Example Cloudflare build settings
- Build command: pnpm build
- Build output directory: dist
- Environment variables: NOTION_API_KEY, NOTION_BYTES_DATABASE_ID, NOTION_SOURCES_DATABASE_ID
8) Search with Pagefind
Pagefind is ideal for static sites because it creates a compact search index at build time and runs entirely in the browser.
import { useEffect, useState } from "react";
export function useSearch(query: string) {
const [results, setResults] = useState([]);
useEffect(() => {
if (!query) return;
(async () => {
// @ts-ignore loaded from /pagefind/pagefind.js in dist
const { search } = await window.pagefind;
const res = await search(query);
setResults(res.results || []);
})();
}, [query]);
return results;
}
Because indexing happens post-build, content changes become searchable immediately after deployment—no external indexing service required.
9) Key Learnings
What was tricky
- Notion media URL expiry: must localize images during build prep
- Schema drift: keeping Notion property names/types stable is essential
- Markdown fidelity: complex Notion blocks may need custom transformers
- Build determinism: avoid mixing runtime API calls into static rendering
What worked well
- Notion as authoring UI: fast content iteration without touching code
- Astro architecture: excellent performance with minimal hydration
- Pagefind: zero-backend search with great UX for technical content
- Cloudflare Pages: low-friction global deploys and reliable CI/CD
If you replicate this architecture, start with a strict Notion schema, make image localization non-optional, and keep the build pipeline staged and deterministic.

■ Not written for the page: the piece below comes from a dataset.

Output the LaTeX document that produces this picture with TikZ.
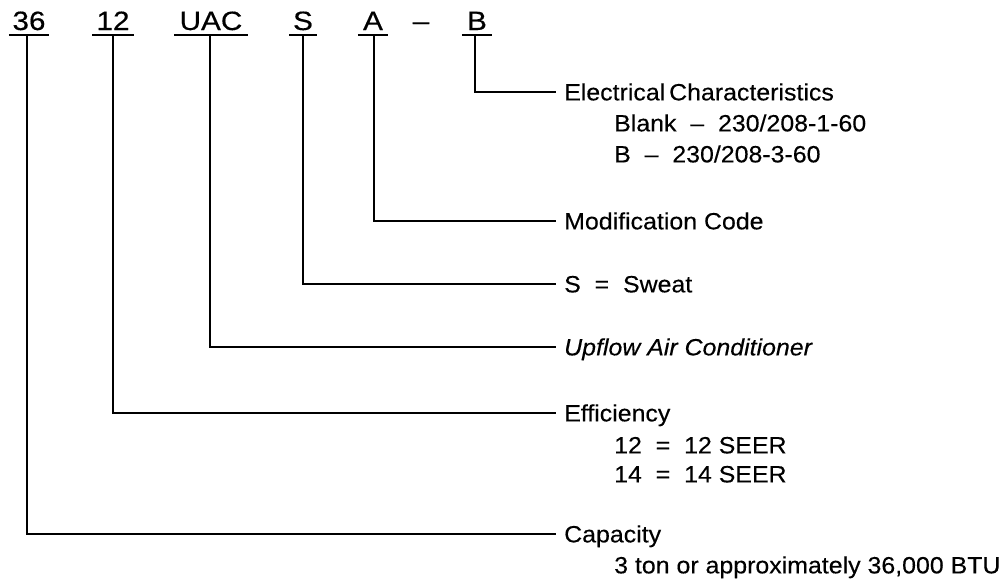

That combination gives you a robust, scalable content system with very low ops overhead.
Conclusion
LearningBytes demonstrates that you can combine a writer-friendly CMS (Notion) with modern static tooling (Astro + Pagefind) to create a fast, maintainable publication stack. With the same pattern, you can ship your own knowledge base, engineering blog, or docs site quickly—while retaining full control of code, content, and deployment.